I have been trying to solve this problem for over a year without much progress. It is part of a research project I'm doing, but I will illustrate it with a story example I made up, because the actual domain of the problem is a bit confusing (eye-tracking).
You are a plane tracking an enemy ship that travels across the ocean, so you have collected a series of (x,y,time) coordinates of the ship. You know that a hidden submarine travels with the ship to protect it, but while there is a correlation between their positions, the submarine often wanders off from the ship, so while it's often near it, it can also be on the other side of the world occasionally. You want to predict the path of the submarine, but unfortunately it is hidden from you.
But one month in April you notice the submarine forgets to hide itself, so you have a series of coordinates for both the submarine and the ship throughout 1,000 trips. Using this data, you'd like to build a model to predict the hidden submarine's path given just the ship's movements. The naive baseline would be to say "submarine position guess = "ship's current position" but from the April data where the submarine was visible, you notice there is a tendency for the submarine to be ahead of the ship a bit, so "submarine position guess = ship's position in 1 minute" is an even better estimate. Furthermore, the April data shows that when the ship pauses in the water for an extended period, the submarine is likely to be far away patrolling the coastal waters.
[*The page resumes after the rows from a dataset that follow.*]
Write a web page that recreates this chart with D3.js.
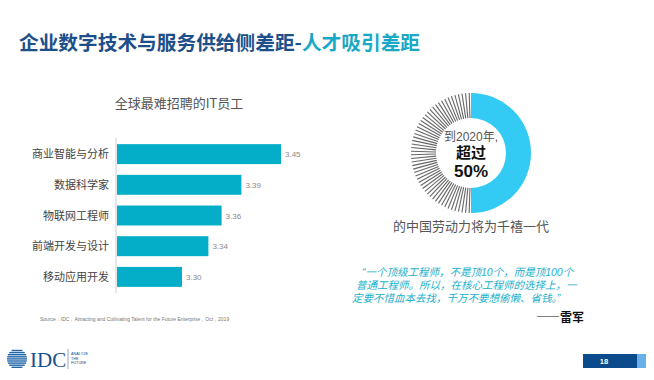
<!DOCTYPE html>
<html lang="zh">
<head>
<meta charset="UTF-8">
<title>人才吸引差距</title>
<style>
  body { margin: 0; background: #fff; }
  svg { display: block; font-family: "Noto Sans CJK SC", "Noto Sans", sans-serif; }
  .mixed { font-family: "Liberation Sans", "Noto Sans CJK SC", sans-serif; }
</style>
</head>
<body>
<div id="chart"></div>
<script src="https://d3js.org/d3.v7.min.js"></script>
<script>
// data
const roles = ["商业智能与分析", "数据科学家", "物联网工程师", "前端开发与设计", "移动应用开发"];
const scores = [3.45, 3.39, 3.36, 3.34, 3.30];
const millennialShare = 50; // percent of Chinese workforce by 2020
const quoteLines = [
  "“一个顶级工程师，不是顶10个，而是顶100个",
  "普通工程师。所以，在核心工程师的选择上，一",
  "定要不惜血本去找，千万不要想偷懒、省钱。”"
];

const W = 654, H = 380;
const svg = d3.select("#chart").append("svg")
  .attr("width", W).attr("height", H);

// title
const title = svg.append("text")
  .attr("x", 19).attr("y", 50)
  .attr("font-size", 19.7).attr("font-weight", "bold");
title.append("tspan").attr("fill", "#1d4f8a").text("企业数字技术与服务供给侧差距-");
title.append("tspan").attr("fill", "#19a9c6").text("人才吸引差距");

// bar chart
svg.append("text")
  .attr("x", 179).attr("y", 108)
  .attr("text-anchor", "middle")
  .attr("font-size", 13).attr("fill", "#555")
  .text("全球最难招聘的IT员工");

const bar = svg.append("g").attr("transform", "translate(116, 138)");

const x = d3.scaleLinear().domain([3.2, 3.45]).range([0, 165]);
const y = d3.scaleBand().domain(roles).range([0, 155]).paddingInner(0.35).paddingOuter(0.2);

bar.append("line")
  .attr("x1", 0).attr("x2", 0).attr("y1", 0).attr("y2", 155)
  .attr("stroke", "#d0d0d0");

bar.selectAll("rect")
  .data(roles)
  .join("rect")
  .attr("x", 1)
  .attr("y", d => y(d))
  .attr("width", (d, i) => x(scores[i]) - 1)
  .attr("height", y.bandwidth())
  .attr("fill", "#05aec8");

bar.selectAll(".val")
  .data(roles)
  .join("text")
  .attr("class", "val")
  .attr("x", (d, i) => x(scores[i]) + 4)
  .attr("y", d => y(d) + y.bandwidth() / 2 + 3)
  .attr("font-size", 8).attr("fill", "#8a8a8a")
  .attr("font-family", "Liberation Sans, sans-serif")
  .text((d, i) => scores[i].toFixed(2));

bar.selectAll(".cat")
  .data(roles)
  .join("text")
  .attr("class", "cat")
  .attr("x", -7)
  .attr("y", d => y(d) + y.bandwidth() / 2 + 4)
  .attr("text-anchor", "end")
  .attr("font-size", 11).attr("fill", "#444")
  .text(d => d);

svg.append("text")
  .attr("x", 40).attr("y", 321)
  .attr("font-size", 5).attr("fill", "#777")
  .attr("font-family", "Liberation Sans, sans-serif")
  .text("Source：IDC，Attracting and Cultivating Talent for the Future Enterprise，Oct，2019");

// donut
const cx = 471, cy = 153, r0 = 35, r1 = 60;
const donut = svg.append("g").attr("transform", `translate(${cx}, ${cy})`);
const split = 2 * Math.PI * millennialShare / 100;

donut.append("path")
  .attr("d", d3.arc().innerRadius(r0).outerRadius(r1).startAngle(0).endAngle(split)())
  .attr("fill", "#33cbf3");

// hatched remainder
const nTicks = 52;
const tickAngles = d3.range(nTicks).map(i => split + (2 * Math.PI - split) * (i + 0.5) / nTicks);
donut.selectAll(".tick")
  .data(tickAngles)
  .join("line")
  .attr("class", "tick")
  .attr("x1", a => r0 * Math.sin(a)).attr("y1", a => -r0 * Math.cos(a))
  .attr("x2", a => r1 * Math.sin(a)).attr("y2", a => -r1 * Math.cos(a))
  .attr("stroke", "#666").attr("stroke-width", 1.1);

// centre label
const centre = donut.append("text").attr("class", "mixed").attr("text-anchor", "middle");
centre.append("tspan")
  .attr("x", 0).attr("y", -12)
  .attr("font-size", 12).attr("fill", "#555")
  .text("到2020年,");
centre.append("tspan")
  .attr("x", 0).attr("y", 5)
  .attr("font-size", 15).attr("font-weight", "bold").attr("fill", "#111")
  .text("超过");
centre.append("tspan")
  .attr("x", 0).attr("y", 24)
  .attr("font-size", 17).attr("font-weight", "bold").attr("fill", "#111")
  .text(millennialShare + "%");

svg.append("text")
  .attr("x", cx).attr("y", 231).attr("text-anchor", "middle")
  .attr("font-size", 13).attr("fill", "#555")
  .text("的中国劳动力将为千禧一代");

// quote
const quote = svg.append("text").attr("class", "mixed")
  .attr("font-size", 10.5).attr("font-style", "italic").attr("fill", "#1ab0cb");
quote.selectAll("tspan")
  .data(quoteLines)
  .join("tspan")
  .attr("x", (d, i) => [362, 356, 352][i])
  .attr("y", (d, i) => 276 + i * 12.8)
  .text(d => d);

svg.append("text")
  .attr("x", 584).attr("y", 322).attr("text-anchor", "end")
  .attr("font-size", 12).attr("font-weight", "bold").attr("fill", "#111")
  .text("——雷军");

// footer logo
const logo = svg.append("g").attr("transform", "translate(17, 359)");
logo.selectAll("rect")
  .data(d3.range(-4, 5))
  .join("rect")
  .attr("x", d => -Math.sqrt(Math.max(0, 100 - (d * 2.1) ** 2)))
  .attr("y", d => d * 2.1 - 0.8)
  .attr("width", d => 2 * Math.sqrt(Math.max(0, 100 - (d * 2.1) ** 2)))
  .attr("height", 1.4)
  .attr("fill", "#1e64a8");
svg.append("text")
  .attr("x", 30).attr("y", 367)
  .attr("font-size", 21).attr("font-family", "Liberation Serif, serif").attr("fill", "#1a4f8e")
  .text("IDC");
svg.append("line")
  .attr("x1", 68).attr("x2", 68).attr("y1", 349).attr("y2", 369)
  .attr("stroke", "#9ab");
const tag = svg.append("text")
  .attr("font-size", 3.8).attr("fill", "#1a4f8e")
  .attr("font-family", "Liberation Sans, sans-serif");
tag.selectAll("tspan")
  .data(["ANALYZE", "THE", "FUTURE"])
  .join("tspan")
  .attr("x", 71).attr("y", (d, i) => 355 + i * 4.5)
  .text(d => d);

// page number
svg.append("rect").attr("x", 583).attr("y", 354).attr("width", 54).attr("height", 14).attr("fill", "#0b4a8b");
svg.append("rect").attr("x", 637).attr("y", 354).attr("width", 9).attr("height", 14).attr("fill", "#6ab0e8");
svg.append("text")
  .attr("x", 604).attr("y", 364).attr("text-anchor", "middle")
  .attr("font-size", 7.5).attr("font-weight", "bold").attr("fill", "#fff")
  .attr("font-family", "Liberation Sans, sans-serif")
  .text("18");
</script>
</body>
</html>
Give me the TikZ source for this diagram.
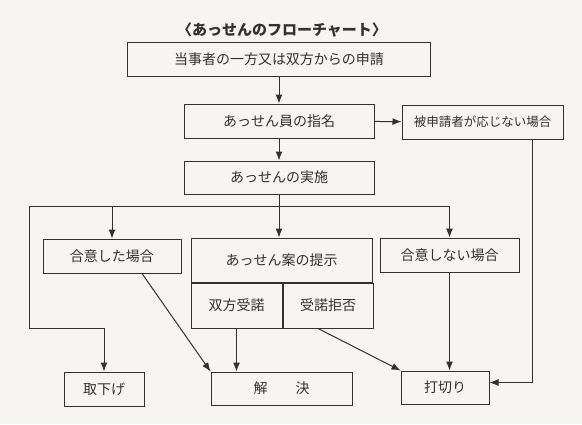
\documentclass[tikz,border=0pt]{standalone}
\usepackage{fontspec}
\setmainfont{Noto Sans CJK JP}
\usetikzlibrary{arrows.meta}
\definecolor{paper}{RGB}{246,245,241}
\definecolor{ink}{RGB}{50,50,50}

\begin{document}
\begin{tikzpicture}[
    x=1pt, y=-1pt,
    >={Latex[length=9pt,width=7pt]},
    flownode/.style={rectangle, draw=ink, line width=1pt, fill=paper, text=ink, inner sep=0pt, minimum height=34pt, font=\fontsize{14}{16}\selectfont},
    flowline/.style={line width=1pt, ink}
]
    \useasboundingbox[fill=paper] (0,0) rectangle (582,424);

    % --- TITLE ---
    \node at (282,30) [text=ink, font=\fontsize{15}{17}\selectfont\bfseries] (title) {〈あっせんのフローチャート〉};

    % --- MAIN COLUMN ---
    \node[flownode, minimum width=303pt] at (279,59) (req) {当事者の一方又は双方からの申請};
    \node[flownode, minimum width=190pt] at (279,121) (appoint) {あっせん員の指名};
    \node[flownode, minimum width=161pt, font=\fontsize{12.5}{15}\selectfont] at (482.5,122) (refuse) {被申請者が応じない場合};
    \node[flownode, minimum width=190pt, minimum height=33pt] at (279,177.5) (conduct) {あっせんの実施};

    \draw[->, flowline] (req) -- (appoint);
    \draw[->, flowline] (appoint) -- (conduct);
    \draw[->, flowline] (appoint) -- (refuse);

    % --- BRANCHES ---
    \node[flownode, minimum width=138pt] at (112,256) (agree) {合意した場合};
    \node[flownode, minimum width=181pt, minimum height=44pt] at (281.5,260) (proposal) {あっせん案の提示};
    \node[flownode, minimum width=91pt, minimum height=45pt, anchor=north west] at (proposal.south west) (accept) {双方受諾};
    \node[flownode, minimum width=90pt, minimum height=45pt, anchor=north west] at (accept.north east) (reject) {受諾拒否};
    \node[flownode, minimum width=139pt] at (449.5,255) (disagree) {合意しない場合};

    \coordinate (split) at (conduct.south |- 0,206);
    \coordinate (leftturn) at (29,328);

    \draw[->, flowline] (conduct.south) -- (conduct.south |- proposal.north);
    \draw[->, flowline] (split) -| (agree.north);
    \draw[->, flowline] (split) -| (disagree.north);

    % --- RESULTS ---
    \node[flownode, minimum width=80pt] at (104,389) (withdraw) {取下げ};
    \node[flownode, minimum width=141pt, minimum height=33pt] at (281.5,388.5) (settle) {解　　決};
    \node[flownode, minimum width=88pt, minimum height=33pt] at (445,387.5) (cutoff) {打切り};

    \draw[->, flowline] (split) -| (leftturn) -| (withdraw.north);
    \draw[->, flowline] ([xshift=30pt]agree.south) -- (settle.north west);
    \draw[->, flowline] (accept.south) -- (accept.south |- settle.north);
    \draw[->, flowline] ([xshift=-10pt]reject.south) -- (cutoff.north west);
    \draw[->, flowline] (disagree.south) -- (disagree.south |- cutoff.north);
    \draw[->, flowline] ([xshift=49.5pt]refuse.south) |- ([yshift=5pt]cutoff.east);
\end{tikzpicture}
\end{document}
There are other patterns of course.
How would you build this model, given the April data as training data, to predict the submarine's path? My current solution is an ad-hoc linear regression where the factors are "trip time", "ship's x coordinate", "was ship idle for 1 day", etc. and then having R figure out the weights and doing a cross-validation. But I would really love a way to generate these factors automatically from the April data. Also, a model that uses sequence or time would be nice, since the linear regression doesn't and I think it's relevant.
Thanks for reading through all this and I would be happy to clarify anything.